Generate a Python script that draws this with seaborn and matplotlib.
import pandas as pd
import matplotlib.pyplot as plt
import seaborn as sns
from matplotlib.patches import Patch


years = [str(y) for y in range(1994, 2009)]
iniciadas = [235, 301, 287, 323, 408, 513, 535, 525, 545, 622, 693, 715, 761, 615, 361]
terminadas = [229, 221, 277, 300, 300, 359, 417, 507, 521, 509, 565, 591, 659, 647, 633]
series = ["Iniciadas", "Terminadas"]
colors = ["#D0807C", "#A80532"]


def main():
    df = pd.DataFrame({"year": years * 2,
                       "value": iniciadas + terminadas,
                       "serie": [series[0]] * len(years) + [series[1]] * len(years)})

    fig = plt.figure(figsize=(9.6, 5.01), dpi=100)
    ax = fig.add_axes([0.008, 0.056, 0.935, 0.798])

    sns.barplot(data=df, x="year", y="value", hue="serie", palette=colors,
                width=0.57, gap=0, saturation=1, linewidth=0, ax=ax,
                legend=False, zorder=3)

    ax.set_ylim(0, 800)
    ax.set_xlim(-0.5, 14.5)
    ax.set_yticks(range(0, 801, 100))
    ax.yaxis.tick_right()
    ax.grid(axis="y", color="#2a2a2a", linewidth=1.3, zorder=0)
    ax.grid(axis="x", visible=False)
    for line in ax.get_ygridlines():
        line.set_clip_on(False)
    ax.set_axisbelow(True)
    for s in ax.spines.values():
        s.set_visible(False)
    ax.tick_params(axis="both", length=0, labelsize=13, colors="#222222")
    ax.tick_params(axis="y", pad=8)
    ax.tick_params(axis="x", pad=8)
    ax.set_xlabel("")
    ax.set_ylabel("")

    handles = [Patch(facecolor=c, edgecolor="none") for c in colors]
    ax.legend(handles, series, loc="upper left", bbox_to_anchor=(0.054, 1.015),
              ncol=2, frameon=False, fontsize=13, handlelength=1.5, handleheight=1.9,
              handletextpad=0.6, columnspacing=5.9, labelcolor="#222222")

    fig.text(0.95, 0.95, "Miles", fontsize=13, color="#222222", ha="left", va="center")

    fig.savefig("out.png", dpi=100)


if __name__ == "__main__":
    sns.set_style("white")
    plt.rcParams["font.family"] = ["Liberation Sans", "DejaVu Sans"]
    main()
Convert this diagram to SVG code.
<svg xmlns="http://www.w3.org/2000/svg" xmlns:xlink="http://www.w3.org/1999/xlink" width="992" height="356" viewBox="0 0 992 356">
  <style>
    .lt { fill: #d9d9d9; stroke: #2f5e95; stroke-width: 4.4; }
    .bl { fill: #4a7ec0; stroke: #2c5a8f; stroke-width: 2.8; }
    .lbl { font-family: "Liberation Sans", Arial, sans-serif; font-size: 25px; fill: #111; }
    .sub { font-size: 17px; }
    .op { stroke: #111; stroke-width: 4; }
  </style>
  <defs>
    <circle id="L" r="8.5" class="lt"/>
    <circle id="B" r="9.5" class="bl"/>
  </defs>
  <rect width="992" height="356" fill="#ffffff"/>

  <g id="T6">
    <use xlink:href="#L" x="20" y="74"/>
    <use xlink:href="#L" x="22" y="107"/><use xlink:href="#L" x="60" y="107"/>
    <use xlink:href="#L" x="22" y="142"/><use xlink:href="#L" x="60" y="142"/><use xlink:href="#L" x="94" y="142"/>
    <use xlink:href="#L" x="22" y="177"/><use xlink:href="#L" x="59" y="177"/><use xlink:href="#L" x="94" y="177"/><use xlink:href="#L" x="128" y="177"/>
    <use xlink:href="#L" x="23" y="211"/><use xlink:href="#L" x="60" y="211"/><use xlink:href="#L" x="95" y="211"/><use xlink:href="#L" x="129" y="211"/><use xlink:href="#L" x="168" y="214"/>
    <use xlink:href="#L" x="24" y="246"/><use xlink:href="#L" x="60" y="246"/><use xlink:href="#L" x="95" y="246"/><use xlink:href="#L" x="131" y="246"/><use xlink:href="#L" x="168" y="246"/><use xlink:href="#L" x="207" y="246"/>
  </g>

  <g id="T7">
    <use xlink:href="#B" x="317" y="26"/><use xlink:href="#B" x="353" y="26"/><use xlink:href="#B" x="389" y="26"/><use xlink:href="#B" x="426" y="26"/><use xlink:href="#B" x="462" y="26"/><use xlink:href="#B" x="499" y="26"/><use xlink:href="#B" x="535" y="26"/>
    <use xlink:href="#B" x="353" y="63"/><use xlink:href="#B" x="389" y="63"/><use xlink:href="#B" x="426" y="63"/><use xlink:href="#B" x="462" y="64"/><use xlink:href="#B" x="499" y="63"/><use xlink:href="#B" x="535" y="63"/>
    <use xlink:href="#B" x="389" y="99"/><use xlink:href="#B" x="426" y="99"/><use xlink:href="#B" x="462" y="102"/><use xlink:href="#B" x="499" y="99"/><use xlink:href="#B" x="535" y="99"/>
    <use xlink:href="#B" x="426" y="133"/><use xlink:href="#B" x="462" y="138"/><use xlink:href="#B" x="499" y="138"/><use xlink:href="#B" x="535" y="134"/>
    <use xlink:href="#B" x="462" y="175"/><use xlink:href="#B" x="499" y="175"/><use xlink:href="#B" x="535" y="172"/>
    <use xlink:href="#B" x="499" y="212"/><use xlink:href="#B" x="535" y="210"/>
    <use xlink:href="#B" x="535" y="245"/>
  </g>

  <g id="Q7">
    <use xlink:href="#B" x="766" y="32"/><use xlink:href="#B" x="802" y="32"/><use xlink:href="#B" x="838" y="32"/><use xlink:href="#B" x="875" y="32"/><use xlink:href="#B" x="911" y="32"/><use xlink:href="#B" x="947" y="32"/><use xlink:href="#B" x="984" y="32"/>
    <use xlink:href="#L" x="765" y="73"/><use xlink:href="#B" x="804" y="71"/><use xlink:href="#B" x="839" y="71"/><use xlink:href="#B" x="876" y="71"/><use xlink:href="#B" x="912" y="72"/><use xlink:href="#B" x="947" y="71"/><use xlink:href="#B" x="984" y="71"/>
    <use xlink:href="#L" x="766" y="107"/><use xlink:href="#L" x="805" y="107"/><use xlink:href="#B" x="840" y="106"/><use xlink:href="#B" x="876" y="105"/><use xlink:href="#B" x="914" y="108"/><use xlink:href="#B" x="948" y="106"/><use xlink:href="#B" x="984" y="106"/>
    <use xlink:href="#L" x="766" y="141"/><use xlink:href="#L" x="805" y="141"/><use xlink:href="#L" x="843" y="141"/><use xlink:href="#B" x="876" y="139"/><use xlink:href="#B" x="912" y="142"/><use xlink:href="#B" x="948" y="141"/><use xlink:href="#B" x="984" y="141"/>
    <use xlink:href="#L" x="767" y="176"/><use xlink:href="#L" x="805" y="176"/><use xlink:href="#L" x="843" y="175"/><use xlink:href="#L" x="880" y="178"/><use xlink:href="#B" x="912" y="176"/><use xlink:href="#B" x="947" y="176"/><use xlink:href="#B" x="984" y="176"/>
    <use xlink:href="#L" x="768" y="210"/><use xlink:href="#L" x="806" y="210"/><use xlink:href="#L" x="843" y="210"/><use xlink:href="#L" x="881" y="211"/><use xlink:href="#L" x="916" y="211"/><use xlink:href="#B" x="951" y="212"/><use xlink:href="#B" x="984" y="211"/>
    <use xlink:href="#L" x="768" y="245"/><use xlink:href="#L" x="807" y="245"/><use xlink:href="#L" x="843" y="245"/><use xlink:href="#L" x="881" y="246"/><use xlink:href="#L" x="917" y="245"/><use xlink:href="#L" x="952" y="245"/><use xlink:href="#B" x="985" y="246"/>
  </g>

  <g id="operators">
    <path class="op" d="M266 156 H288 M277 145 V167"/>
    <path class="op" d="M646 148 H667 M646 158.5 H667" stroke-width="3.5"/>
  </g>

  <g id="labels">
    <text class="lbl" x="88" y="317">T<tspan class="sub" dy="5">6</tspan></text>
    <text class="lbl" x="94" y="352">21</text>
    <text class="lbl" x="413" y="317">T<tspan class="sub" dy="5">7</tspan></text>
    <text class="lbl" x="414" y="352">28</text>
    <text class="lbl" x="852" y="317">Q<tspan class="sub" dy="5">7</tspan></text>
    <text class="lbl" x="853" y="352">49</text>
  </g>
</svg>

* * *

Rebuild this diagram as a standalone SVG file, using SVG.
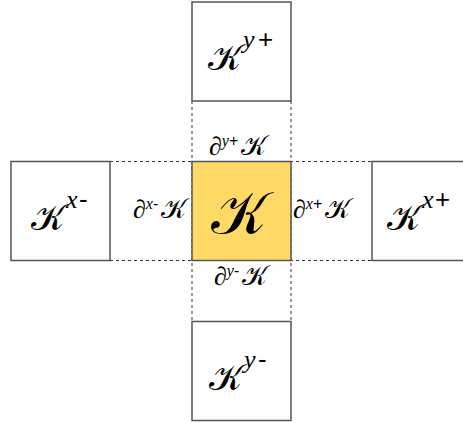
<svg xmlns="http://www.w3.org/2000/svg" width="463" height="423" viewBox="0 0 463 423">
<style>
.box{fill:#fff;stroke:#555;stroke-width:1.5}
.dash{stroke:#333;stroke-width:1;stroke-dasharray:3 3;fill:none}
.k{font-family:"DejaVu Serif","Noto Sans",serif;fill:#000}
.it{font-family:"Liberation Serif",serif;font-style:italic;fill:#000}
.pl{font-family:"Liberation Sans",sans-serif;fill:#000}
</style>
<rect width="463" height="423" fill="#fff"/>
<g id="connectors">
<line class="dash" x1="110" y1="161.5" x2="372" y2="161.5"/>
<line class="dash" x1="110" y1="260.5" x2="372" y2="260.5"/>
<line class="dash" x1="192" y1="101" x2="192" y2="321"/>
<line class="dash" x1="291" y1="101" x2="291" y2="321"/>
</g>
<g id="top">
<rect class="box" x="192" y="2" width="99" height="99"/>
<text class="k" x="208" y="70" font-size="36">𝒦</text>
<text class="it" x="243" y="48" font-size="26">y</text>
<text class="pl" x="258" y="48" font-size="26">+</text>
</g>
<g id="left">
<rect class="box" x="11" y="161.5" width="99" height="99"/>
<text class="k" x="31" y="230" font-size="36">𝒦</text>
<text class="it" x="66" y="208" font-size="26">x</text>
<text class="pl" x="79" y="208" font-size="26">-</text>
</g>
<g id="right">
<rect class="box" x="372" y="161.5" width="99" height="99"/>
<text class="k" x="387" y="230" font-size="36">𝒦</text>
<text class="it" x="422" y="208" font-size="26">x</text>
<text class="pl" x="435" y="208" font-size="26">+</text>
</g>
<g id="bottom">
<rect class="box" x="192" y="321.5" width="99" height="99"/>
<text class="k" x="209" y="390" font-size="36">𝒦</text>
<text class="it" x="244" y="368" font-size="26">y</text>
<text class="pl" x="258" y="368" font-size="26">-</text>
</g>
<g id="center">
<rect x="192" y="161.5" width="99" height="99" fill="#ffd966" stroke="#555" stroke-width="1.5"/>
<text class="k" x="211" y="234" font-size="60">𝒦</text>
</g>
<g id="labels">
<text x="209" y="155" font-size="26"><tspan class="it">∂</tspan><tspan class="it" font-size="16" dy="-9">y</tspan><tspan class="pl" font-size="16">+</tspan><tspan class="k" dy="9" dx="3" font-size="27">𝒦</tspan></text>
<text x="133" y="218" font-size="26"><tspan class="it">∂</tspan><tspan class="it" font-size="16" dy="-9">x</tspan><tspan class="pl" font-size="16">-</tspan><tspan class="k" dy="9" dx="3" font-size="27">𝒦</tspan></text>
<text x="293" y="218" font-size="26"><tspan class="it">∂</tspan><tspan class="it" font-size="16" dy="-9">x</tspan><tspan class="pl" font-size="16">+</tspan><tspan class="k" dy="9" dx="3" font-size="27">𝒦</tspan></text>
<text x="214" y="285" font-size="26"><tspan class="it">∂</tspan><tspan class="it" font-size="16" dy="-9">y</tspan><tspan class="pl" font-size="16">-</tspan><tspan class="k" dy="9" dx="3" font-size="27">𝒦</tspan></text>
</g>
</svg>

---

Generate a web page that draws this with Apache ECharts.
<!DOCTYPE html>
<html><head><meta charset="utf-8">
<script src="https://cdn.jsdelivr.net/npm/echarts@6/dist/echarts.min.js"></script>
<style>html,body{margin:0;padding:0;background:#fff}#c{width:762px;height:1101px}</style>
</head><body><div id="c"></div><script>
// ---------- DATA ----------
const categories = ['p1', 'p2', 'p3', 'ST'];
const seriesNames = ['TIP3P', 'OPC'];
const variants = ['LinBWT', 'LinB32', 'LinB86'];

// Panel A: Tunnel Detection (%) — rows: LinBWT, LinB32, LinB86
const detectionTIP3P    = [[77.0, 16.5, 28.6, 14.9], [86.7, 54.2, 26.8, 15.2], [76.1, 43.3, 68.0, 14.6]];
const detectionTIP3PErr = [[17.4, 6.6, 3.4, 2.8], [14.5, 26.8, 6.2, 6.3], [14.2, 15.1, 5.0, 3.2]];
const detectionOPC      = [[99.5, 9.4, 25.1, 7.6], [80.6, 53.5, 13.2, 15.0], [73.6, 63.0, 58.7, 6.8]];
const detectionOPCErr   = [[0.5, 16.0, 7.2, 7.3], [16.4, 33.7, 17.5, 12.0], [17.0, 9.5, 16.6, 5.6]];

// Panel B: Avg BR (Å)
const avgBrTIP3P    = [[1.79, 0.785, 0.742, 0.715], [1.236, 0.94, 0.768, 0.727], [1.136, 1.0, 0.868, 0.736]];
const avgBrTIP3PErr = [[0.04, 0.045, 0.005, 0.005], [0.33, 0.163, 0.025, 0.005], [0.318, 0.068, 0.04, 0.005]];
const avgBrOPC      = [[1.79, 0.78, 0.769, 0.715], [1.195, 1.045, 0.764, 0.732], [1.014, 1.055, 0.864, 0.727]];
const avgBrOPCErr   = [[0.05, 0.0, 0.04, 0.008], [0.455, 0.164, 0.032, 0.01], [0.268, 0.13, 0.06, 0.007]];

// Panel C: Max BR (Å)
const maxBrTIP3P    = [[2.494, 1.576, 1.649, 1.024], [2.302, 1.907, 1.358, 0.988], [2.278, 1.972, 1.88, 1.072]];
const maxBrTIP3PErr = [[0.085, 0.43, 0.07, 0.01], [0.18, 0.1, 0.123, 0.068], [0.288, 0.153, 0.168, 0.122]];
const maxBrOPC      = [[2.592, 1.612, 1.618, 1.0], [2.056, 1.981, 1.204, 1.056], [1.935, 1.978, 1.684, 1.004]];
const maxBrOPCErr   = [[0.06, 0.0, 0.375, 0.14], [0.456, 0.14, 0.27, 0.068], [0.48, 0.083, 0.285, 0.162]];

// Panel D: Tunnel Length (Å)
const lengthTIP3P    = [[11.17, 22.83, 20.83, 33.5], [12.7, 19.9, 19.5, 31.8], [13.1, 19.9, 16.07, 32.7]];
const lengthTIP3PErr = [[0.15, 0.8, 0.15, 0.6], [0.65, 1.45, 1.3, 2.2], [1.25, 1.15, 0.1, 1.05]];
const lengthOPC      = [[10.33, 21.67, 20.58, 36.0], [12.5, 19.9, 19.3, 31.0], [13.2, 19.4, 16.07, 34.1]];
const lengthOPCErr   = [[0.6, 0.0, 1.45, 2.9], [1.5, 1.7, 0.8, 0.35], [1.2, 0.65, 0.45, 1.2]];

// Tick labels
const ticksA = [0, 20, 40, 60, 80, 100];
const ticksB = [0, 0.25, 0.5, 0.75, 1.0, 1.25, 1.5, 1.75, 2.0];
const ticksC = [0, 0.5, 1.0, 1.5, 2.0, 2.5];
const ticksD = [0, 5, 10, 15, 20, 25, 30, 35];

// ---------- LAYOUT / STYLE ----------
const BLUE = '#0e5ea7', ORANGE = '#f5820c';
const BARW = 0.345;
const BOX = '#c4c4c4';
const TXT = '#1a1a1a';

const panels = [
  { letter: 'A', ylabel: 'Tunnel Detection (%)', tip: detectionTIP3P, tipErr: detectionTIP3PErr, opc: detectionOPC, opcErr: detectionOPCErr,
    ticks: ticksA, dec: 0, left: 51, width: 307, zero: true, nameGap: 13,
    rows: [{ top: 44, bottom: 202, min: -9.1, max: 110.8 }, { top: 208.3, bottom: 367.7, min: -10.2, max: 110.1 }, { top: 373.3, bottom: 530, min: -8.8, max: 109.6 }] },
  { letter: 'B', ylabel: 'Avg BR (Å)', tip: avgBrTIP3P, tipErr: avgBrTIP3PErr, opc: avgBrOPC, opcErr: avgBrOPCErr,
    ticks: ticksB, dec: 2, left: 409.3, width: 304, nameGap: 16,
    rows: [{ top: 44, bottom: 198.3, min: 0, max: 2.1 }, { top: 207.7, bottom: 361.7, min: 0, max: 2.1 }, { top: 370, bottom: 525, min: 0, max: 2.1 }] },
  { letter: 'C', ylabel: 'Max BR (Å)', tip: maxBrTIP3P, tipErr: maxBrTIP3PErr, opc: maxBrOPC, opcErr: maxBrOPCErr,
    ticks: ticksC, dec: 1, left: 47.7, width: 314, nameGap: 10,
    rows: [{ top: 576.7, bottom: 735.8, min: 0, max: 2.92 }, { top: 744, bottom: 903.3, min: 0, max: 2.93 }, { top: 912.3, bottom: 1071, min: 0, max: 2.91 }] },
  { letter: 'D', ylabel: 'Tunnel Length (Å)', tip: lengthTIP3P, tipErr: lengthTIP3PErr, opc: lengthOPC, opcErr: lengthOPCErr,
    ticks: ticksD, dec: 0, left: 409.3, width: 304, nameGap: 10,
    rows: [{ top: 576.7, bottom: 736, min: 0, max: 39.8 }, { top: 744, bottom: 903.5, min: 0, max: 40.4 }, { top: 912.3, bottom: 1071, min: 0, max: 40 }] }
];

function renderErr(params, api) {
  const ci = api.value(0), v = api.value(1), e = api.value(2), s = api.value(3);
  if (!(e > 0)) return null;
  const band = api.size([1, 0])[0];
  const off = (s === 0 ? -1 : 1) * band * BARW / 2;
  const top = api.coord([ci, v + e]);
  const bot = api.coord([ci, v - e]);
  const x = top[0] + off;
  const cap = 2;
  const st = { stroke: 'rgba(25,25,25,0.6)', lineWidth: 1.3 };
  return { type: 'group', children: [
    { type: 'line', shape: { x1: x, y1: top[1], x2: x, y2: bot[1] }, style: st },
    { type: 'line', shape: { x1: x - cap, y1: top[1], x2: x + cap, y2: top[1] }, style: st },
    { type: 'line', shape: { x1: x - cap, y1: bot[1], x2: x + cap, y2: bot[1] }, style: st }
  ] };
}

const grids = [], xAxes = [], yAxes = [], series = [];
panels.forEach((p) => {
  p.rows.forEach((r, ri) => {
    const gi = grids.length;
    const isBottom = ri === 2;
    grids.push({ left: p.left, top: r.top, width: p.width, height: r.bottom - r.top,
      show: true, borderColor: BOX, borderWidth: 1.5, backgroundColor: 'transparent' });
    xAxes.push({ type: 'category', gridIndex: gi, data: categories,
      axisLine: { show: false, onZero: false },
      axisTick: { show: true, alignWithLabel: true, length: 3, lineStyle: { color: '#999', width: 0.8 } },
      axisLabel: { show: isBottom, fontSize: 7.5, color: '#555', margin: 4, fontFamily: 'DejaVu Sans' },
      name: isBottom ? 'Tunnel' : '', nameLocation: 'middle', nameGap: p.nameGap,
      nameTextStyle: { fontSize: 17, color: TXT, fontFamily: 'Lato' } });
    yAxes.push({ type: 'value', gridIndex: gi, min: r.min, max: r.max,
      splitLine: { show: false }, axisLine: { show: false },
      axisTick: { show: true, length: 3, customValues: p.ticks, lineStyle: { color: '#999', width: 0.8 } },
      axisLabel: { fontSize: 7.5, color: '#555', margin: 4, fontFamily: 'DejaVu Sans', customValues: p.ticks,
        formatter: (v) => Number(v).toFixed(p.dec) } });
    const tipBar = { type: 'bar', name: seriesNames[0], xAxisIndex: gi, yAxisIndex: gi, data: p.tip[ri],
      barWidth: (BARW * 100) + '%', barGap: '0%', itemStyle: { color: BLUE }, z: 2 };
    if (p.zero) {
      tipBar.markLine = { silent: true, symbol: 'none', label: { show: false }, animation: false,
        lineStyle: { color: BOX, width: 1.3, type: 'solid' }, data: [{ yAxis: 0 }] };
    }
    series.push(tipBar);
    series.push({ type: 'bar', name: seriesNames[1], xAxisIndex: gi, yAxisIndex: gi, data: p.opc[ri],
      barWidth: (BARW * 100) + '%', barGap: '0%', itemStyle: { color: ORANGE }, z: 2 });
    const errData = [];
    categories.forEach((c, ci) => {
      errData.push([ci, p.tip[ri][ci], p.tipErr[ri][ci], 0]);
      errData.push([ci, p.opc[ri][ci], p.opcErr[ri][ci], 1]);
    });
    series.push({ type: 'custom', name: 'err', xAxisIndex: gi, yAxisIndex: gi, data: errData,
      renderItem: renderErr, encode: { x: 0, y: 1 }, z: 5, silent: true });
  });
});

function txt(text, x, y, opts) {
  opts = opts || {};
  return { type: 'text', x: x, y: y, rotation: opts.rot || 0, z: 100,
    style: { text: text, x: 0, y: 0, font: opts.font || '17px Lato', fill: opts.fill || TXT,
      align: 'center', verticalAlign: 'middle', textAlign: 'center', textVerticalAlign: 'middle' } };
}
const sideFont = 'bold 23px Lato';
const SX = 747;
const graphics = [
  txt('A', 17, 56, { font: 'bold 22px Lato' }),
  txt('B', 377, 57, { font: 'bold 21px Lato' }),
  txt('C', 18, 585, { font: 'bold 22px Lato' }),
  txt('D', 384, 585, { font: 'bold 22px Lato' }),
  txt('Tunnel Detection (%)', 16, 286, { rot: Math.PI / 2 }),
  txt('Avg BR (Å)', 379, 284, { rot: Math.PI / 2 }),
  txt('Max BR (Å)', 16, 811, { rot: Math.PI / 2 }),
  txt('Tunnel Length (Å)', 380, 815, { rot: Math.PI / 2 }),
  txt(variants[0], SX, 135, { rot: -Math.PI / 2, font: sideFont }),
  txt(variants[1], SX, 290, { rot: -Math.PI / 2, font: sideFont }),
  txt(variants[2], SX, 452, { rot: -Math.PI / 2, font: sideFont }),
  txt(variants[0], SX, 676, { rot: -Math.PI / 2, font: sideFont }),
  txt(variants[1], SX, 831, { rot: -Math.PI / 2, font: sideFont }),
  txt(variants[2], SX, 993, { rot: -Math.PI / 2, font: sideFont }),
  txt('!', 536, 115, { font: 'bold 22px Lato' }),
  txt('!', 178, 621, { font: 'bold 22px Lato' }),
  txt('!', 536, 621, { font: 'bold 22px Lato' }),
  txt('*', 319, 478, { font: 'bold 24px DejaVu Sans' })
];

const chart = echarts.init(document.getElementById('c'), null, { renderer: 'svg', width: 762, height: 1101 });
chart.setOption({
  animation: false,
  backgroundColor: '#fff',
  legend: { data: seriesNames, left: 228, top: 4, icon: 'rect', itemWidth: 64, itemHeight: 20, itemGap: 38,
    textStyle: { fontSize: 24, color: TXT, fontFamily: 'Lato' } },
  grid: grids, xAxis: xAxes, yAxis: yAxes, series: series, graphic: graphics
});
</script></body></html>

Short task
The lines to quote run from the one containing "Generate a Python" to the one containing "legend=False, zorder=3)". Quote them exactly, with both of those lines, and nothing else.

Result
Generate a Python script that draws this with seaborn and matplotlib.
import pandas as pd
import matplotlib.pyplot as plt
import seaborn as sns
from matplotlib.patches import Patch


years = [str(y) for y in range(1994, 2009)]
iniciadas = [235, 301, 287, 323, 408, 513, 535, 525, 545, 622, 693, 715, 761, 615, 361]
terminadas = [229, 221, 277, 300, 300, 359, 417, 507, 521, 509, 565, 591, 659, 647, 633]
series = ["Iniciadas", "Terminadas"]
colors = ["#D0807C", "#A80532"]


def main():
    df = pd.DataFrame({"year": years * 2,
                       "value": iniciadas + terminadas,
                       "serie": [series[0]] * len(years) + [series[1]] * len(years)})

    fig = plt.figure(figsize=(9.6, 5.01), dpi=100)
    ax = fig.add_axes([0.008, 0.056, 0.935, 0.798])

    sns.barplot(data=df, x="year", y="value", hue="serie", palette=colors,
                width=0.57, gap=0, saturation=1, linewidth=0, ax=ax,
                legend=False, zorder=3)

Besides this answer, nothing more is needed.